Lithium Australia to apply technology in Europe
With its recent breakthrough production of lithium-ion battery cathode powders from waste mica minerals sourced from Kalgoorlie, Lithium Australia is now eyeing similar micas in Europe.
The company’s technology manages to leapfrog a number of expensive, traditional stages along the lithium processing route.
Not only does it dispense with the need for expensive, energy hungry roasting of the ore to extract the lithium, but it also skips the challenging and very costly stage of producing lithium carbonate or lithium hydroxide – and the kicker is that it can now potentially do this using largely unwanted waste material.
Unsurprisingly, the ASX listed lithium disruptor will kick off the process by incorporating its proprietary technologies into the scoping study for its wholly-owned Sadisdorf lithium project in Germany.
Sadisdorf has an inferred resource of 25 million tonnes at 0.45% lithium oxide contained in a mica mineral known as “zinnwaldite”, which is a common alteration mineral in the halo surrounding the historical tin mines in this region of Europe.
This mica has similar properties to those recovered from mine waste in the Kalgoorlie region that Lithium Australia recently applied its SiLeach process to in order to produce lithium phosphate.
Preliminary SiLeach testwork conducted last year has already successfully extracted lithium from Salisdorf micas.
Sadisdorf is located in the state of Saxony in eastern Germany, in close proximity European Metals’ massive Cinovec deposit that sits directly across the border in the Czech Republic.
Cinovec hosts one of the world’s largest hard rock lithium deposits and contains a JORC-compliant mineral resource of 657 million tonnes grading 0.4% lithium oxide, with accessory tin and tungsten credits.
Notably, the project is located close to the rapidly expanding European electric vehicle and battery industries, of which lithium is such a critical component.
Earlier this month, Lithium Australia produced a product containing between 90% and 95% lithium phosphate at its second generation SiLeach pilot plant trial at ANSTO Minerals’ facility in New South Wales.

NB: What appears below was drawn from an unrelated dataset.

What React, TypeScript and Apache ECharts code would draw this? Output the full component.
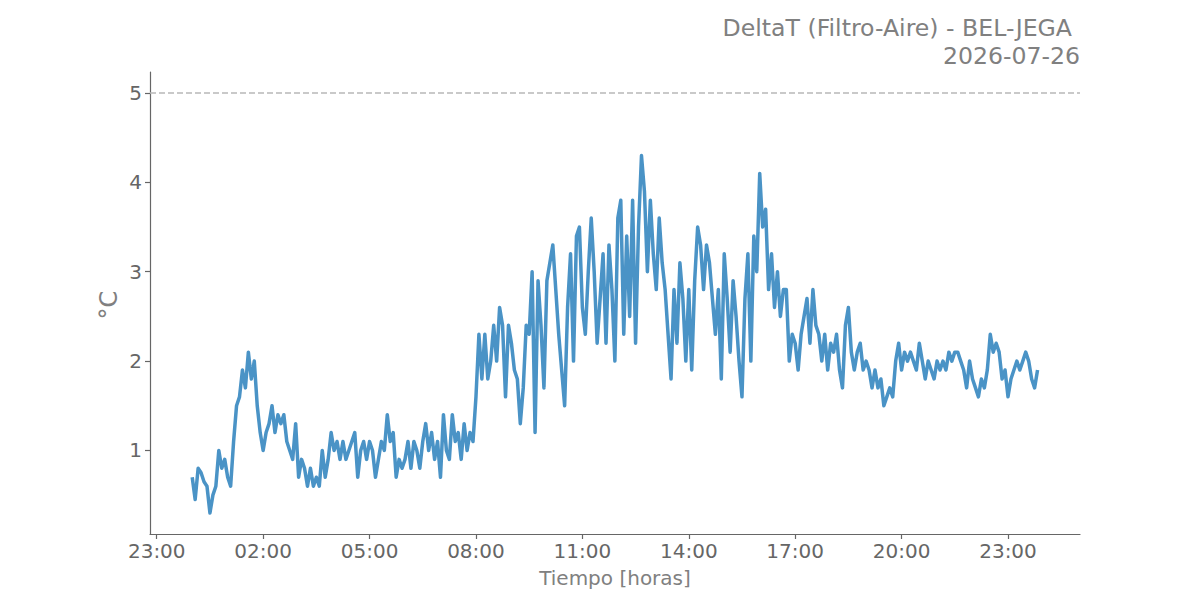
import { useEffect, useRef } from 'react';
import * as echarts from 'echarts';

// DeltaT readings, one every 5 minutes from 00:00 of the chart day
const SAMPLE_STEP_MIN = 5;

const nightValues = [
  0.7, 0.45, 0.8, 0.75, 0.65, 0.6, 0.3, 0.5, 0.6, 1.0, 0.8, 0.9, 0.7, 0.6, 1.1, 1.5, 1.6, 1.9, 1.7, 2.1,
  1.8, 2.0, 1.5, 1.2, 1.0, 1.2, 1.3, 1.5, 1.2, 1.4, 1.3, 1.4, 1.1, 1.0, 0.9, 1.3, 0.7, 0.9, 0.8, 0.6,
  0.8, 0.6, 0.7, 0.6, 1.0, 0.7, 0.9, 1.2,
];
const earlyMorningValues = [
  1.0, 1.1, 0.9, 1.1, 0.9, 1.0, 1.1, 1.2, 0.7, 1.0, 1.1, 0.9, 1.1, 1.0, 0.7, 0.9, 1.1, 1.0, 1.4, 1.1,
  1.2, 0.7, 0.9, 0.8, 0.9, 1.1, 0.8, 1.1, 1.0, 0.8, 1.1, 1.3, 1.0, 1.2, 0.9, 1.1, 0.7, 1.4, 1.0, 0.9,
  1.4, 1.1, 1.2, 0.9, 1.3, 1.0, 1.2, 1.1,
];
const lateMorningValues = [
  1.6, 2.3, 1.8, 2.3, 1.8, 2.0, 2.4, 2.0, 2.6, 2.4, 1.6, 2.4, 2.2, 1.9, 1.8, 1.3, 1.7, 2.4, 2.3, 3.0,
  1.2, 2.9, 2.4, 1.7, 2.9, 3.1, 3.3, 2.8, 2.3, 1.9, 1.5, 2.6, 3.2, 2.0, 3.4, 3.5, 2.6, 2.3, 3.0, 3.6,
  3.0, 2.2, 2.7, 3.2, 2.2, 3.3, 2.8, 2.0,
];
const afternoonValues = [
  3.6, 3.8, 2.3, 3.4, 2.5, 3.8, 2.2, 3.5, 4.3, 3.9, 3.0, 3.8, 3.2, 2.8, 3.6, 3.1, 2.8, 2.3, 1.8, 2.8,
  2.2, 3.1, 2.7, 2.0, 2.8, 1.9, 2.9, 3.5, 3.3, 2.8, 3.3, 3.1, 2.7, 2.3, 2.8, 1.8, 3.2, 2.7, 2.1, 2.9,
  2.5, 2.0, 1.6, 2.7, 3.2, 2.0, 3.4, 3.0,
];
const eveningValues = [
  4.1, 3.5, 3.7, 2.8, 3.2, 2.6, 3.0, 2.5, 2.8, 2.8, 2.0, 2.3, 2.2, 1.9, 2.3, 2.5, 2.7, 2.2, 2.8, 2.4,
  2.3, 2.0, 2.3, 1.9, 2.2, 2.1, 2.3, 1.9, 1.7, 2.4, 2.6, 2.1, 1.9, 2.1, 2.2, 1.9, 2.0, 1.9, 1.7, 1.9,
  1.7, 1.8, 1.5, 1.6, 1.7, 1.6, 2.0, 2.2,
];
const nightEndValues = [
  1.9, 2.1, 2.0, 2.1, 2.0, 1.9, 2.2, 2.0, 1.8, 2.0, 1.9, 1.8, 2.0, 1.9, 2.0, 1.9, 2.1, 2.0, 2.1, 2.1,
  2.0, 1.9, 1.7, 2.0, 1.8, 1.7, 1.6, 1.8, 1.7, 1.9, 2.3, 2.1, 2.2, 2.1, 1.8, 1.9, 1.6, 1.8, 1.9, 2.0,
  1.9, 2.0, 2.1, 2.0, 1.8, 1.7, 1.9,
];

const deltaT = [
  ...nightValues,
  ...earlyMorningValues,
  ...lateMorningValues,
  ...afternoonValues,
  ...eveningValues,
  ...nightEndValues,
];

// hours relative to 00:00 of the chart day (-1 = 23:00 the day before)
const xTickHours = [-1, 2, 5, 8, 11, 14, 17, 20, 23];
const yTickValues = [1, 2, 3, 4, 5];
const LIMIT = 5;

const X_MIN = -1.19;
const X_MAX = 25.03;
const Y_MIN = 0.065;
const Y_MAX = 5.235;

const formatHour = (v: number) => {
  const total = Math.round(v * 60);
  const m = ((total % 1440) + 1440) % 1440;
  const hh = String(Math.floor(m / 60)).padStart(2, '0');
  const mm = String(m % 60).padStart(2, '0');
  return `${hh}:${mm}`;
};

const FONT = '"DejaVu Sans", sans-serif';

export default function App() {
  const ref = useRef<HTMLDivElement>(null);

  useEffect(() => {
    document.body.style.margin = '0';
    if (!ref.current) {
      return undefined;
    }

    const chart = echarts.init(ref.current, undefined, { renderer: 'svg' });
    const option: echarts.EChartsOption = {
      animation: false,
      backgroundColor: '#ffffff',
      textStyle: { fontFamily: FONT },
      title: [
        {
          text: 'DeltaT (Filtro-Aire) - BEL-JEGA',
          right: 128,
          top: 16,
          padding: 0,
          textStyle: { color: '#808080', fontSize: 23.6, fontWeight: 'normal', fontFamily: FONT },
        },
        {
          text: '2026-07-26',
          right: 120,
          top: 44,
          padding: 0,
          textStyle: { color: '#808080', fontSize: 23.6, fontWeight: 'normal', fontFamily: FONT },
        },
      ],
      // y axis name drawn by hand so it sits where the reference has it
      graphic: [
        {
          type: 'text',
          x: 109,
          y: 305,
          rotation: Math.PI / 2,
          style: {
            text: '°C',
            fill: '#808080',
            fontSize: 24,
            fontFamily: FONT,
            align: 'center',
            verticalAlign: 'middle',
          },
        },
      ],
      grid: { left: 150, right: 120, top: 72, bottom: 66 },
      xAxis: {
        type: 'value',
        min: X_MIN,
        max: X_MAX,
        name: 'Tiempo [horas]',
        nameLocation: 'middle',
        nameGap: 34,
        nameTextStyle: { color: '#808080', fontSize: 20, fontFamily: FONT },
        axisLine: { onZero: false, lineStyle: { color: '#666666', width: 1.2 } },
        axisTick: { customValues: xTickHours, length: 5, lineStyle: { color: '#666666', width: 1.2 } },
        axisLabel: {
          customValues: xTickHours,
          formatter: (v: number) => formatHour(v),
          color: '#666666',
          fontSize: 20,
          margin: 7,
          fontFamily: FONT,
        },
        splitLine: { show: false },
      },
      yAxis: {
        type: 'value',
        min: Y_MIN,
        max: Y_MAX,
        axisLine: { show: true, onZero: false, lineStyle: { color: '#666666', width: 1.2 } },
        axisTick: { show: true, customValues: yTickValues, length: 5, lineStyle: { color: '#666666', width: 1.2 } },
        axisLabel: {
          customValues: yTickValues,
          color: '#666666',
          fontSize: 20,
          margin: 8,
          fontFamily: FONT,
        },
        splitLine: { show: false },
      },
      series: [
        {
          type: 'line',
          data: deltaT.map((v, i) => [(i * SAMPLE_STEP_MIN) / 60, v]),
          showSymbol: false,
          symbol: 'none',
          lineStyle: { color: '#4a93c6', width: 3.5, join: 'round' },
          markLine: {
            silent: true,
            symbol: 'none',
            label: { show: false },
            lineStyle: { color: '#b8b8b8', type: [6, 3], width: 1.5 },
            data: [{ yAxis: LIMIT }],
          },
        },
      ],
    };

    chart.setOption(option);
    return () => {
      chart.dispose();
    };
  }, []);

  return <div ref={ref} style={{ width: 1200, height: 600 }} />;
}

This lithium phosphate was subsequently used by its wholly-owned subsidiary, VSPC Ltd, to produce lithium-ion battery cathode powder and lithium-ion batteries that compared very favourably to batteries built using standard lithium carbonate.
The demand for lithium is only going to keep increasing and being able to supply lithium-ion cathode powders or batteries direct into the burgeoning Euopean EV market at a competitive price will be a significant advantage for the multi-facetted Lithium Australia.
No doubt applying its processing smarts to the Sadisdorf lithium deposit will turbo charge the scoping study, but we will have to wait until next year to find out by exactly how much.